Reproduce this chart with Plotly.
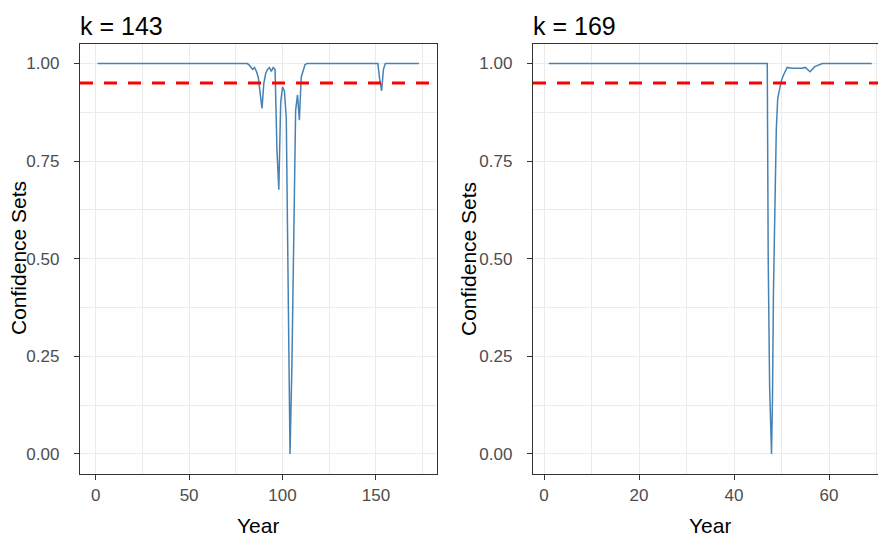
import plotly.graph_objects as go

# ---------------- data ----------------
# Panel 1: k = 143
year_k143 = [1, 81, 82, 83, 84, 85, 86, 87, 88, 89, 90, 91, 92, 93, 94, 95, 96, 97, 98, 99,
             100, 101, 102, 103, 104, 105, 106, 107, 108, 109, 110, 111, 112, 113,
             151, 152, 153, 154, 155, 173]
conf_k143 = [1.0, 1.0, 0.997, 0.99, 0.985, 0.99, 0.98, 0.965, 0.93, 0.885, 0.95, 0.975, 0.985, 0.99,
             0.98, 0.99, 0.985, 0.78, 0.677, 0.90, 0.94, 0.93, 0.86, 0.40, 0.0, 0.225, 0.55,
             0.88, 0.92, 0.855, 0.965, 0.985, 0.997, 1.0,
             1.0, 0.96, 0.93, 0.985, 1.0, 1.0]

# Panel 2: k = 169
year_k169 = [1, 47.0, 47.2, 47.5, 47.9, 48.1, 48.3, 48.6, 48.9, 49.2, 49.5, 49.9, 50.4, 51.2,
             52.2, 54.3, 55.0, 56.0, 57.0, 58.0, 58.6, 69]
conf_k169 = [1.0, 1.0, 0.50, 0.17, 0.0, 0.14, 0.41, 0.68, 0.83, 0.91, 0.93, 0.953, 0.97, 0.99,
             0.988, 0.988, 0.99, 0.979, 0.992, 0.998, 1.0, 1.0]

threshold = 0.95
panel_titles = ["k = 143", "k = 169"]
x_label = "Year"
y_label = "Confidence Sets"
y_ticks = [0.0, 0.25, 0.5, 0.75, 1.0]
x_ticks_k143 = [0, 50, 100, 150]
x_ticks_k169 = [0, 20, 40, 60]

# ---------------- style ----------------
OFF = 8  # page body margin offset
W, H = 886 - OFF, 540 - OFF
FONT = "Liberation Sans, Arial, sans-serif"
LINE_COL = "#4682B4"
BORDER = "#333333"
GRID = "#EBEBEB"
TICK_FONT = dict(family=FONT, size=17, color="#4D4D4D")

def px_x(p):
    return (p - OFF) / W

def px_y(p):
    return 1 - (p - OFF) / H

fig = go.Figure()
fig.add_trace(go.Scatter(x=year_k143, y=conf_k143, mode="lines",
                         line=dict(color=LINE_COL, width=1.5), xaxis="x", yaxis="y",
                         showlegend=False))
fig.add_trace(go.Scatter(x=year_k169, y=conf_k169, mode="lines",
                         line=dict(color=LINE_COL, width=1.5), xaxis="x2", yaxis="y2",
                         showlegend=False))

ydom = [px_y(473.5), px_y(44)]

def xaxis(domain, rng, ticks, minor_dt, anchor):
    return dict(domain=domain, range=rng, tickmode="array", tickvals=ticks,
                ticktext=[str(t) for t in ticks],
                showgrid=True, gridcolor=GRID, gridwidth=1.3, zeroline=False,
                minor=dict(dtick=minor_dt, tick0=0, showgrid=True, gridcolor=GRID,
                           gridwidth=0.7, ticks=""),
                showline=True, linecolor=BORDER, linewidth=1.3, mirror=True,
                ticks="outside", ticklen=5, tickwidth=1.3, tickcolor=BORDER,
                tickfont=TICK_FONT, ticklabelstandoff=1,
                anchor=anchor, fixedrange=True)

def yaxis(anchor, mirror):
    return dict(domain=ydom, range=[-0.05, 1.05], tickmode="array", tickvals=y_ticks,
                ticktext=[f"{v:.2f}" for v in y_ticks],
                showgrid=True, gridcolor=GRID, gridwidth=1.3, zeroline=False,
                minor=dict(dtick=0.125, tick0=0, showgrid=True, gridcolor=GRID,
                           gridwidth=0.7, ticks=""),
                showline=True, linecolor=BORDER, linewidth=1.3, mirror=mirror,
                ticks="outside", ticklen=5, tickwidth=1.3, tickcolor=BORDER,
                tickfont=TICK_FONT, ticklabelstandoff=11,
                anchor=anchor, fixedrange=True)

fig.update_layout(
    width=W, height=H,
    margin=dict(l=0, r=0, t=0, b=0),
    paper_bgcolor="white", plot_bgcolor="white",
    xaxis=xaxis([px_x(80), px_x(436.7)], [-8.4, 182.5], x_ticks_k143, 25, "y"),
    yaxis=yaxis("x", True),
    xaxis2=xaxis([px_x(533), 1.0], [-2.32, 72.0], x_ticks_k169, 10, "y2"),
    yaxis2=yaxis("x2", False),
    showlegend=False,
)

fig.add_shape(type="line", xref="x domain", yref="y", x0=0, x1=1, y0=threshold, y1=threshold,
              line=dict(color="#FF0000", width=3, dash="13px,11px"), layer="above")
fig.add_shape(type="line", xref="x2 domain", yref="y2", x0=0, x1=1, y0=threshold, y1=threshold,
              line=dict(color="#FF0000", width=3, dash="13px,11px"), layer="above")

ann = []
for title, left in zip(panel_titles, [80, 533]):
    ann.append(dict(text=title, x=px_x(left - 2), y=px_y(8), xref="paper", yref="paper",
                    xanchor="left", yanchor="top", showarrow=False, height=31,
                    font=dict(family=FONT, size=25, color="black")))
for cx in [258, 710]:
    ann.append(dict(text=x_label, x=px_x(cx), y=px_y(525), xref="paper", yref="paper",
                    xanchor="center", yanchor="middle", showarrow=False, height=22,
                    font=dict(family=FONT, size=21, color="black")))
for cx in [17.5, 467.5]:
    ann.append(dict(text=y_label, x=px_x(cx), y=px_y(258.5), xref="paper", yref="paper",
                    xanchor="center", yanchor="middle", showarrow=False, textangle=-90,
                    height=20,
                    font=dict(family=FONT, size=21, color="black")))
fig.update_layout(annotations=ann)

fig.write_html("out.html")
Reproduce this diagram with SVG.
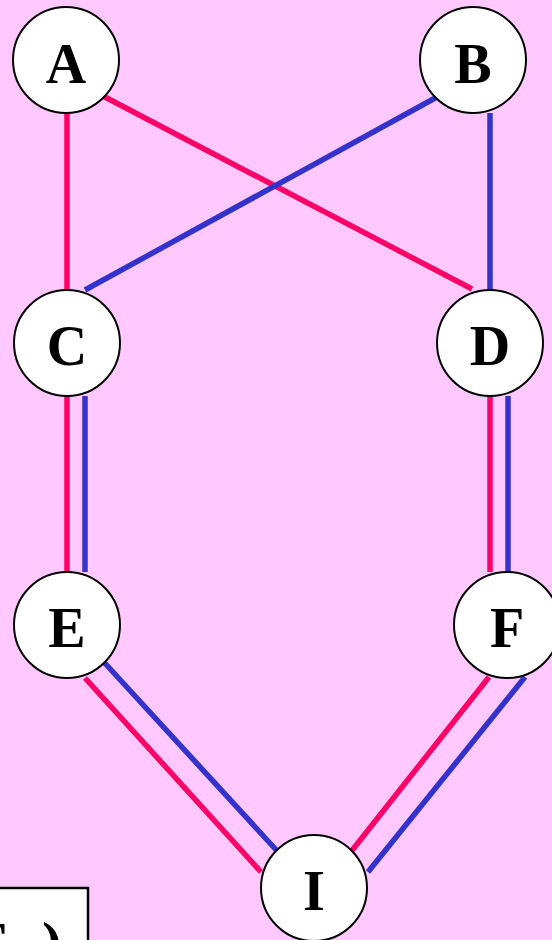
<svg xmlns="http://www.w3.org/2000/svg" width="552" height="940" viewBox="0 0 552 940">
<style>
.node circle{fill:#fff;stroke:#000;stroke-width:2}
.node text{font-family:"Liberation Serif","Times New Roman",serif;font-weight:bold;font-size:56px;text-anchor:middle;fill:#000}
.r{stroke:#FF0066;stroke-width:5.5;fill:none}
.b{stroke:#3333CC;stroke-width:5.5;fill:none}
</style>
<rect x="0" y="0" width="552" height="940" fill="#FFC8FF"/>
<g id="connectors">
<line class="r" x1="67" y1="113" x2="67" y2="290"/>
<line class="r" x1="103" y1="96" x2="472" y2="289"/>
<line class="b" x1="437" y1="97" x2="85" y2="290"/>
<line class="b" x1="490" y1="113" x2="490" y2="290"/>
<line class="r" x1="67" y1="396" x2="67" y2="572"/>
<line class="b" x1="85" y1="396" x2="85" y2="572"/>
<line class="r" x1="490" y1="396" x2="490" y2="572"/>
<line class="b" x1="508" y1="396" x2="508" y2="572"/>
<line class="b" x1="102" y1="660" x2="279" y2="853"/>
<line class="r" x1="85" y1="678" x2="261" y2="872"/>
<line class="r" x1="489" y1="677" x2="350" y2="853"/>
<line class="b" x1="525" y1="677" x2="368" y2="872"/>
</g>
<g id="A" class="node"><circle cx="66" cy="60" r="53"/><text x="66" y="83">A</text></g>
<g id="B" class="node"><circle cx="473" cy="60" r="53"/><text x="473" y="83">B</text></g>
<g id="C" class="node"><circle cx="67" cy="343" r="53"/><text x="67" y="365">C</text></g>
<g id="D" class="node"><circle cx="490" cy="343" r="53"/><text x="490" y="365">D</text></g>
<g id="E" class="node"><circle cx="67" cy="625" r="53"/><text x="67" y="647">E</text></g>
<g id="F" class="node"><circle cx="507" cy="625" r="53"/><text x="507" y="647">F</text></g>
<g id="I" class="node"><circle cx="314" cy="888" r="53"/><text x="314" y="910">I</text></g>
<g id="box">
<rect x="-10" y="888" width="98" height="80" fill="#fff" stroke="#000" stroke-width="2.5"/>
<text y="963" font-family="Liberation Serif, serif" font-weight="bold" font-size="60"><tspan x="-30">E</tspan><tspan x="42">)</tspan></text>
</g>
</svg>
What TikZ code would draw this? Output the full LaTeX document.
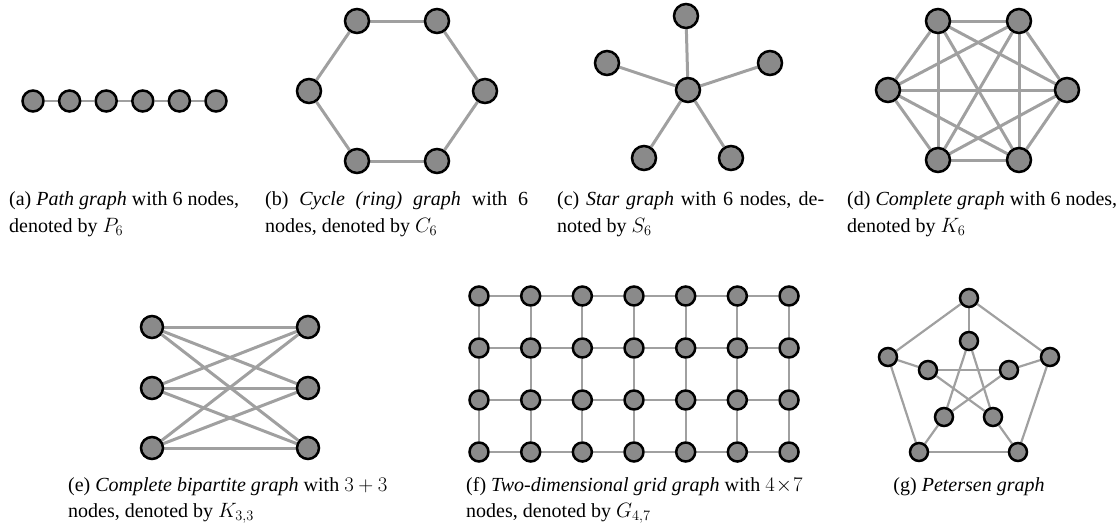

==========

Exercise aim ▸ Repeat, with no pictures, each line from the beginning of the data through the line containing "import plotly.graph_objects as go", inclusive.

Answer for the task ▸
Reproduce this chart with Plotly.
import plotly.graph_objects as go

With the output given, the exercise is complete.